All Jewish organizations in the USSR were completely destroyed already in the 1920s and 1930s. But until 1938, Sovietized Jewish secular culture in Yiddish was still encouraged, since this language was spoken by the majority of the Jews of the USSR in the first decades of Soviet power. In 1938, a campaign to curtail Yiddish culture began. It was expressed primarily in the closure of Jewish schools, colleges and technical schools and the translation of all educational institutions into Russian. There was a degeneration of socialist internationalism into Russian nationalism. The physical extermination of the bearers of Jewish culture began in 1936.

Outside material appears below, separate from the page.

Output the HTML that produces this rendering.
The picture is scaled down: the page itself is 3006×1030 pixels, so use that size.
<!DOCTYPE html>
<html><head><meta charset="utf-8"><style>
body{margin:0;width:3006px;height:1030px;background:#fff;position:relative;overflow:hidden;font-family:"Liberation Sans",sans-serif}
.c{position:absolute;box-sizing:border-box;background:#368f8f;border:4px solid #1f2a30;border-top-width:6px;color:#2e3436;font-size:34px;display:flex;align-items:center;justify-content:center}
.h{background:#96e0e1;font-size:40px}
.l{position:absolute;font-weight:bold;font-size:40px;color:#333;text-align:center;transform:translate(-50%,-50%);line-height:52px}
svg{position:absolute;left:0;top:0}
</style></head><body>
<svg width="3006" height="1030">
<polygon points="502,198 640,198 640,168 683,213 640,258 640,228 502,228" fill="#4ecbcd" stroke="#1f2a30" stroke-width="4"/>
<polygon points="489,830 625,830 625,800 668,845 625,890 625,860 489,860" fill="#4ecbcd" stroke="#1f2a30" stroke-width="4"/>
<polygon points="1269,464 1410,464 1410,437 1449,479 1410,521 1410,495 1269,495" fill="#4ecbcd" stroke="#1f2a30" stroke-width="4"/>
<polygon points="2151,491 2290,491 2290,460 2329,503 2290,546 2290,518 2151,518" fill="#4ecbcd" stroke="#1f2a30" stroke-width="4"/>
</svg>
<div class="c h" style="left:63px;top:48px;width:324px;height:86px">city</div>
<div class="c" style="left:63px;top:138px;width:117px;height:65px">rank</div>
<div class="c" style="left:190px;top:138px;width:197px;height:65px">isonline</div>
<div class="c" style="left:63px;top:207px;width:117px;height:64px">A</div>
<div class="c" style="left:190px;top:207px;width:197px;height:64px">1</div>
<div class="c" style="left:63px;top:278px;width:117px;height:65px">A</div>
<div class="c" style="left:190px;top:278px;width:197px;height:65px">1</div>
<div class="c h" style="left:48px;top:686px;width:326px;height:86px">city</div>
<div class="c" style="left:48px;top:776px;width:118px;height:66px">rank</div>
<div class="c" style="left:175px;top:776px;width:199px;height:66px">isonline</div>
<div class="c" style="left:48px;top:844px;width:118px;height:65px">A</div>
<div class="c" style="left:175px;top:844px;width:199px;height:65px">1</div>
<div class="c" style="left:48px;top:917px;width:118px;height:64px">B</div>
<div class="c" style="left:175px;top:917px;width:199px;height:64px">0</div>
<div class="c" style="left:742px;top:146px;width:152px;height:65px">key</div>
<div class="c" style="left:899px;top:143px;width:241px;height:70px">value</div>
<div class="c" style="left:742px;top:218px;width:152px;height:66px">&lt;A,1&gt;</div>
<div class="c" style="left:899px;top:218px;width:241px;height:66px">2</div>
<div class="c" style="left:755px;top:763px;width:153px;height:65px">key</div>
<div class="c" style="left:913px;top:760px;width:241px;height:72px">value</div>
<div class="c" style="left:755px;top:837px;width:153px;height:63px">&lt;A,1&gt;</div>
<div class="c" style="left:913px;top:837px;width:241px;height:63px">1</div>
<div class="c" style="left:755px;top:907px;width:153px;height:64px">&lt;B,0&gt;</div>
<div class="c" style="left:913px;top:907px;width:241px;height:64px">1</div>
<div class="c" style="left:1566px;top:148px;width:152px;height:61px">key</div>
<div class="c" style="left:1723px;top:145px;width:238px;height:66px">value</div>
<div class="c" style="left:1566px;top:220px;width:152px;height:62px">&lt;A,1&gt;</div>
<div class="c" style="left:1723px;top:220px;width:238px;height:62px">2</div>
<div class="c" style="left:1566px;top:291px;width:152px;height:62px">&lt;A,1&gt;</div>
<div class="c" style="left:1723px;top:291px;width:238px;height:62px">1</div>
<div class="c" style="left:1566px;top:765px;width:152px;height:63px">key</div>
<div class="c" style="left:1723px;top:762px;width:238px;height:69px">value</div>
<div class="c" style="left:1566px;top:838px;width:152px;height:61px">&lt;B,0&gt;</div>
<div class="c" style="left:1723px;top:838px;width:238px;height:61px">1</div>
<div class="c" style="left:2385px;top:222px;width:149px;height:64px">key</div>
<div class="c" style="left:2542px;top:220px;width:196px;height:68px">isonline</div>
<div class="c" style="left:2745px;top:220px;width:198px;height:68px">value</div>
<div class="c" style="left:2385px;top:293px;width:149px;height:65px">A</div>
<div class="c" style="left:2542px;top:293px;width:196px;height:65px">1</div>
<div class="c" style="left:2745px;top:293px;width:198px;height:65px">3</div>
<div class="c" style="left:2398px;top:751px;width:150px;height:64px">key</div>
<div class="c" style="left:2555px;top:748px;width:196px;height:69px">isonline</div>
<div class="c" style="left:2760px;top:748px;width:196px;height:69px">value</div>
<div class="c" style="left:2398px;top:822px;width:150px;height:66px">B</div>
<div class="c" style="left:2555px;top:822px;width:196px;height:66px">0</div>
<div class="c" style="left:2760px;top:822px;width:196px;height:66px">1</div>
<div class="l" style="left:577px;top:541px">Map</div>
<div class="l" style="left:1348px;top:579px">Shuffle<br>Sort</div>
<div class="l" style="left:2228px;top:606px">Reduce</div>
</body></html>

My grandfather Yakov died in 1937, a year after the arrest of his cousin Jonah, about whose fate my grandfather’s daughters, my mother and her sister, never learned anything. He disappeared into the abyss of the Soviet camps, the Gulag. His “fault” was that he had researched the history of the Jewish people and wanted to develop their culture. Two other members of the Institute’s staff died with him in the Gulag. Jewish culture in the USSR had been destroyed by its authorities long before the massacre of the members of the Jewish Anti-Fascist Committee.